Lenin. The original MMTer.

Tom Hickey said...

"Everyone knows" Lenin = Keynes. All Austrian-Libertarians, that is.

Matt Franko said...

Bob,

"have been simplified by capitalism to the utmost, till they have become the extraordinarily simple operations of watching, recording and issuing receipts, "

Now what? Are you telling us you are against capitalism????

If so, what are you FOR???

Edmund said...

That's the big question your silly MMT cannot answer, isn't it?

I think in pretty much the same way realistic growth models suggest, but reconciled with the financial sectoral balances that they typically ignore.

This is something that I find queer about critiques of MMT. Yes, the MMTers typically ignore the rest of economics outside part of macro, but that's because their own critique is more or less oriented toward that particular part of macro.

MMT doesn't mean the rest of economics goes away. If you add other things that some MMTers like - Wray's all about the Financial Instability Hypothesis - other parts of economics do go away, but not all of it. If you give no normative weight to the Welfare Theorems, or get rid of general equilibrium, or even get rid of all equilibrium, there's still a lot of economics left. Even if you think equilibrium doesn't exist, it might be an appropriate and tractable tool to think about certain phenomena.

Tom Hickey said...

This is something that I find queer about critiques of MMT. Yes, the MMTers typically ignore the rest of economics outside part of macro, but that's because their own critique is more or less oriented toward that particular part of macro.
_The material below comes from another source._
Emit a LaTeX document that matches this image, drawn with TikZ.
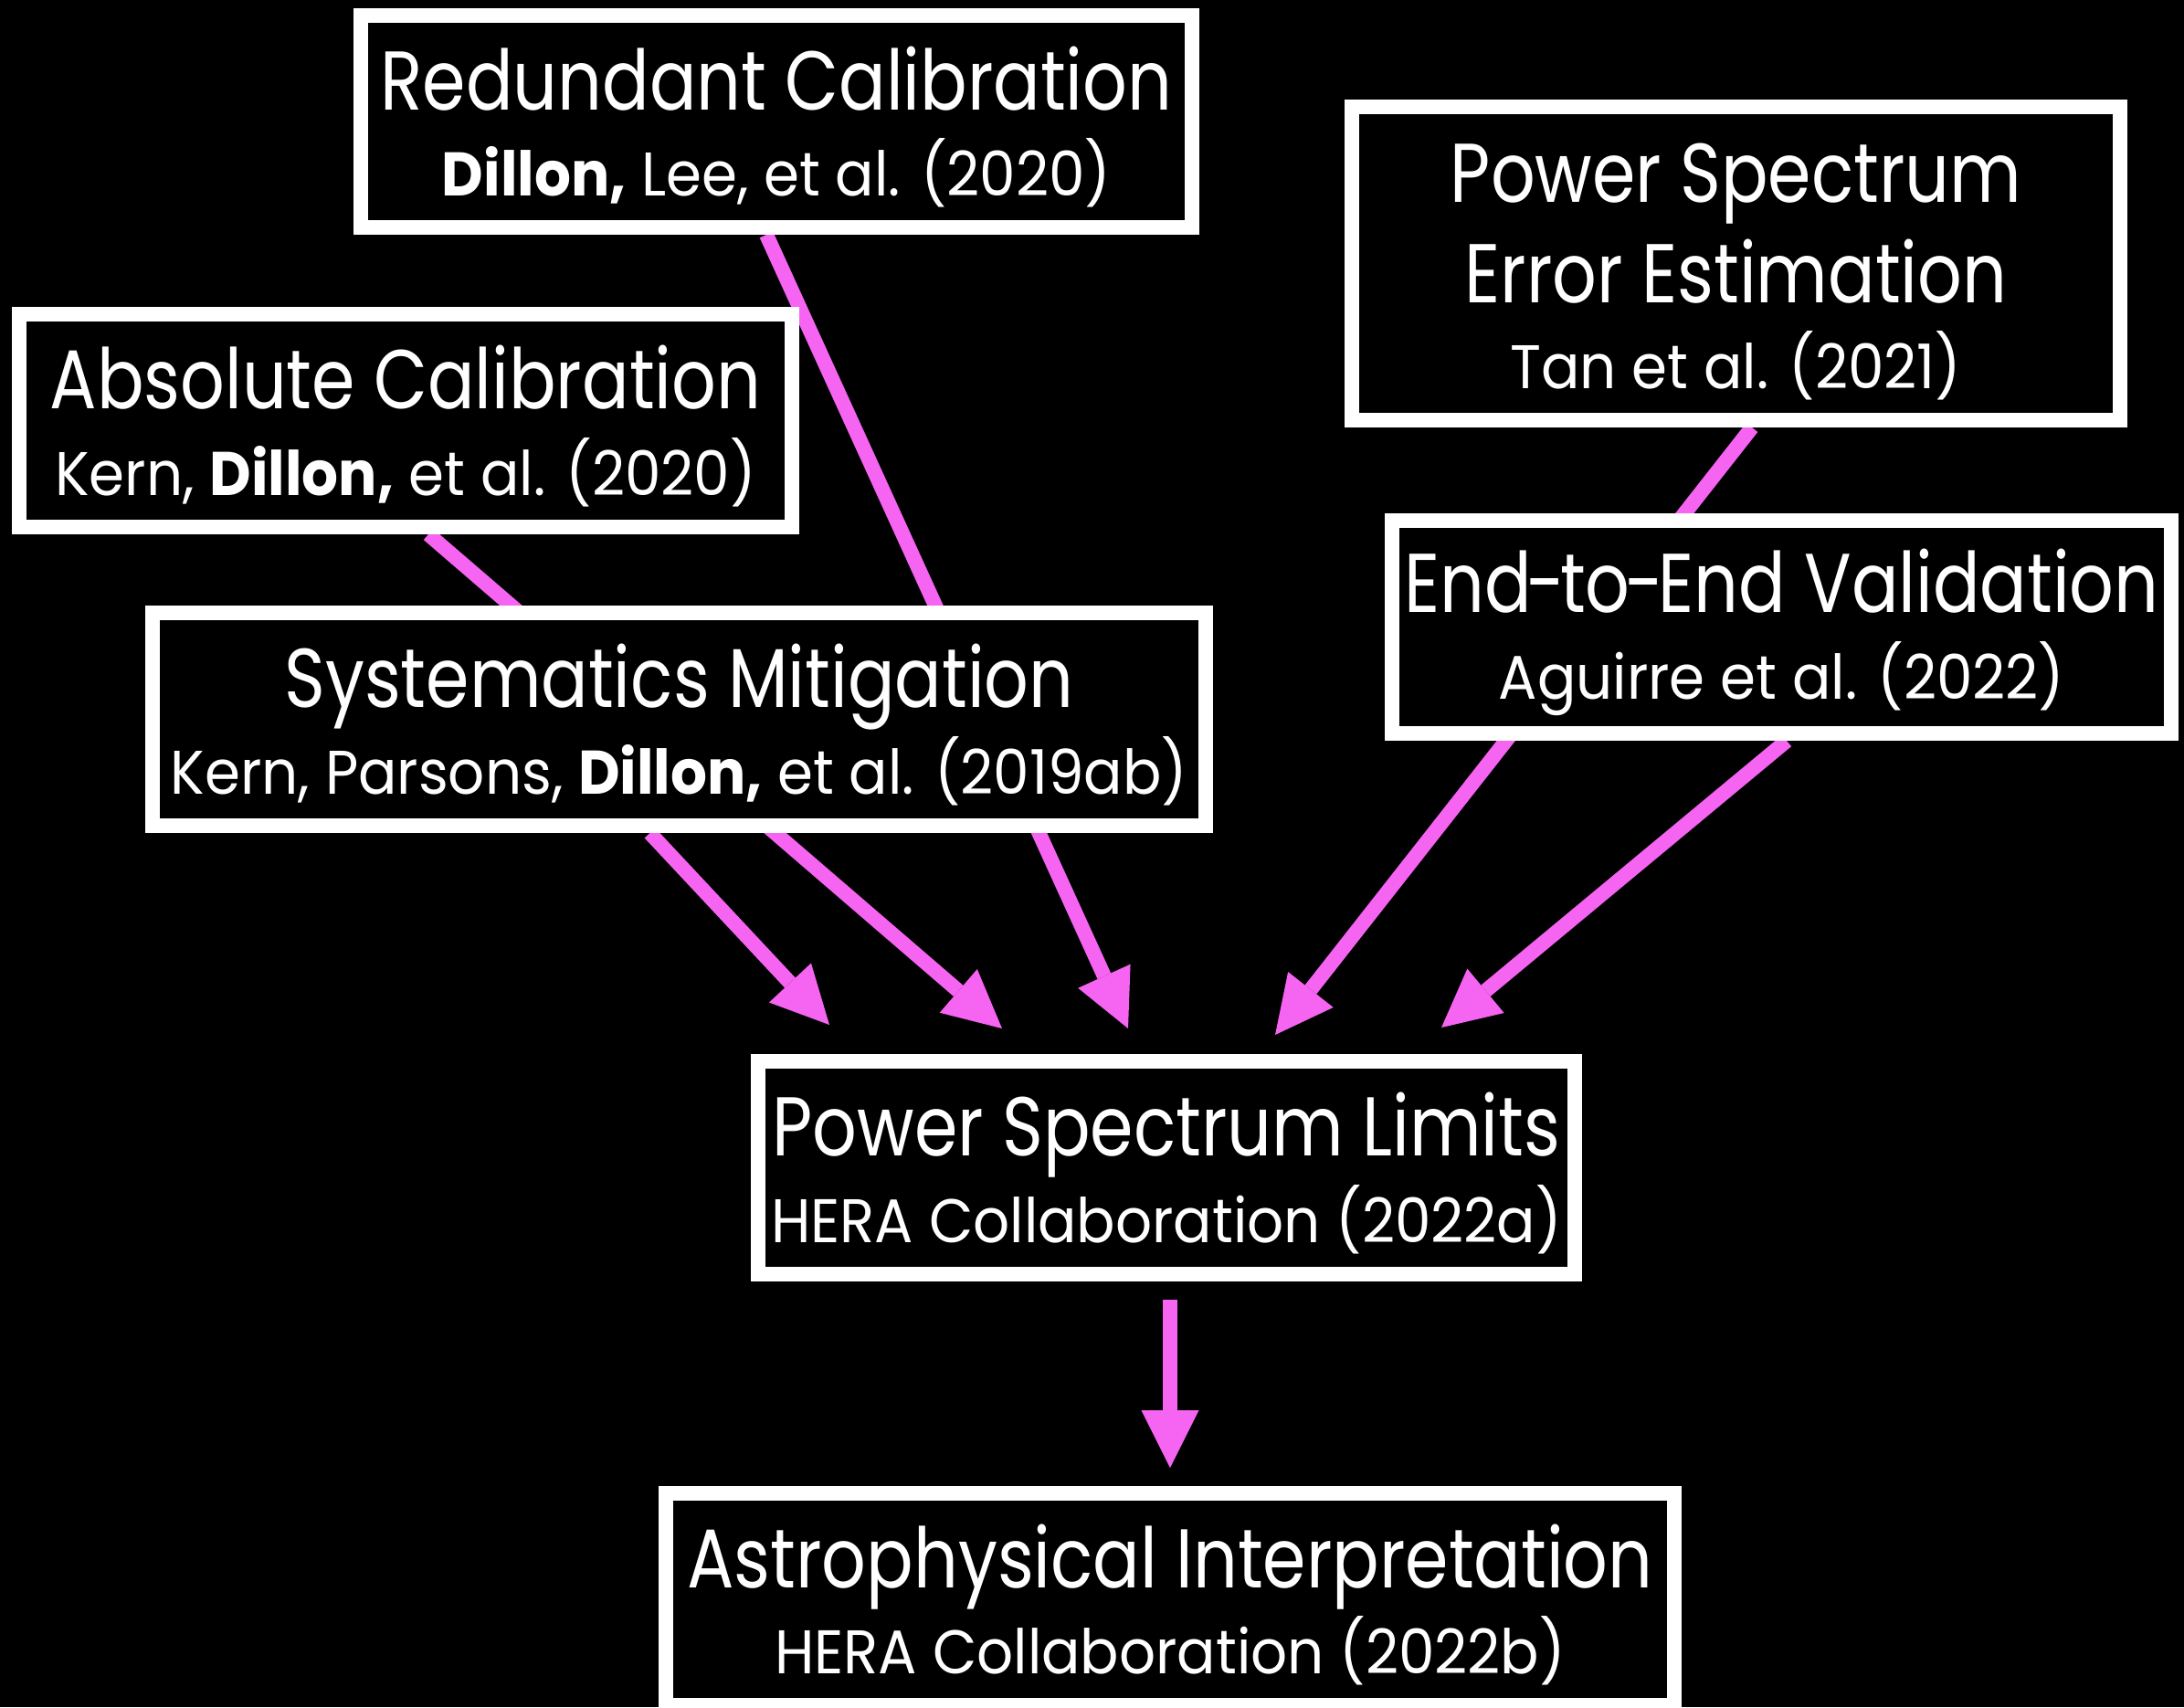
\documentclass[tikz,border=0pt]{standalone}
\usepackage{fontspec}
\setmainfont{Poppins}[FakeStretch=0.835]
\newfontfamily\citefamily{Poppins}[FakeStretch=0.93]
\usetikzlibrary{arrows.meta}

\definecolor{linkpink}{RGB}{246,100,242}
\newcommand\titlesize{\fontsize{26}{26.9}\selectfont}
\newcommand\citesize{\citefamily\fontsize{19.2}{26.9}\selectfont}
\newcommand\tightdash{\kern-0.06em-\kern-0.06em}

\pgfdeclarelayer{canvas}
\pgfdeclarelayer{links}
\pgfsetlayers{canvas,links,main}

\begin{document}
\begin{tikzpicture}[line join=miter,
    paper/.style={draw=white,line width=1.6mm,fill=black,inner sep=0pt},
    papertext/.style={text=white,inner sep=0pt,align=center,font=\titlesize,yshift=-0.06cm},
    link/.style={draw=linkpink,line width=1.6mm,-{Triangle[width=6.3mm,length=6.3mm,line width=0pt]}}]
  \useasboundingbox (0,0) rectangle (23.91,-18.69);
  \begin{pgfonlayer}{canvas}
    \fill[black] (0,0) rectangle (23.91,-18.69);
  \end{pgfonlayer}
  \clip (0,0) rectangle (23.91,-18.69);

  % papers
  \node[paper,minimum width=9.10cm,minimum height=2.32cm,
    label={[papertext]center:Redundant Calibration\\{\citesize\textbf{Dillon,} Lee, et al. (2020)}}]
    (redcal) at (8.50,-1.33) {};
  \node[paper,minimum width=8.46cm,minimum height=2.33cm,
    label={[papertext]center:Absolute Calibration\\{\citesize Kern, \textbf{Dillon,} et al. (2020)}}]
    (abscal) at (4.44,-4.605) {};
  \node[paper,minimum width=11.53cm,minimum height=2.33cm,
    label={[papertext]center:Systematics Mitigation\\{\citesize Kern, Parsons, \textbf{Dillon,} et al. (2019ab)}}]
    (sysmit) at (7.435,-7.875) {};
  \node[paper,minimum width=8.41cm,minimum height=3.43cm,
    label={[papertext,yshift=-0.03cm]center:Power Spectrum\\[4.4pt]Error Estimation\\{\citesize Tan et al. (2021)}}]
    (pserr) at (19.005,-2.885) {};
  \node[paper,minimum width=8.53cm,minimum height=2.33cm,
    label={[papertext]center:End\tightdash to\tightdash End Validation\\{\citesize Aguirre et al. (2022)}}]
    (valid) at (19.505,-6.865) {};
  \node[paper,minimum width=8.94cm,minimum height=2.33cm,
    label={[papertext]center:Power Spectrum Limits\\{\citesize HERA Collaboration (2022a)}}]
    (pslim) at (12.77,-12.785) {};
  \node[paper,minimum width=11.04cm,minimum height=2.32cm,
    label={[papertext]center:Astrophysical Interpretation\\{\citesize HERA Collaboration (2022b)}}]
    (astro) at (12.81,-17.51) {};

  % arrow tips above the limits box
  \coordinate (tipsys) at (9.08,-11.22);
  \coordinate (tipabs) at (10.97,-11.26);
  \coordinate (tipred) at (12.35,-11.26);
  \coordinate (tiperr) at (13.96,-11.33);
  \coordinate (tipval) at (15.78,-11.25);
  \coordinate (limout) at (12.81,-14.23);
  \coordinate (tipastro) at (12.81,-16.07);

  \begin{pgfonlayer}{links}
    \draw[link] ([xshift=-0.11cm]redcal.south) -- (tipred);
    \draw[link] ([xshift=0.25cm]abscal.south) -- (tipabs);
    \draw[link] ([xshift=-0.32cm]sysmit.south) -- (tipsys);
    \draw[link] ([xshift=0.175cm]pserr.south) -- (tiperr);
    \draw[link] ([xshift=0.055cm]valid.south) -- (tipval);
    \draw[link] (limout) -- (tipastro);
  \end{pgfonlayer}
\end{tikzpicture}
\end{document}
The MMT economists emphasize that they are only a handful so far and they have only been around since the late 90's, Randy Wray and Bill Mitchell hooked up with Warren Molser based on Warren "Soft Currency Economics."

They are working in an area that not many economists in the past have developed and they ave specialized in this field. They presuppose a lot of work in economics that has gone before and is being done now, chiefly Post Keynesian. MMT economists and Circuitists are not working toward common ground based on the matters about which they agree.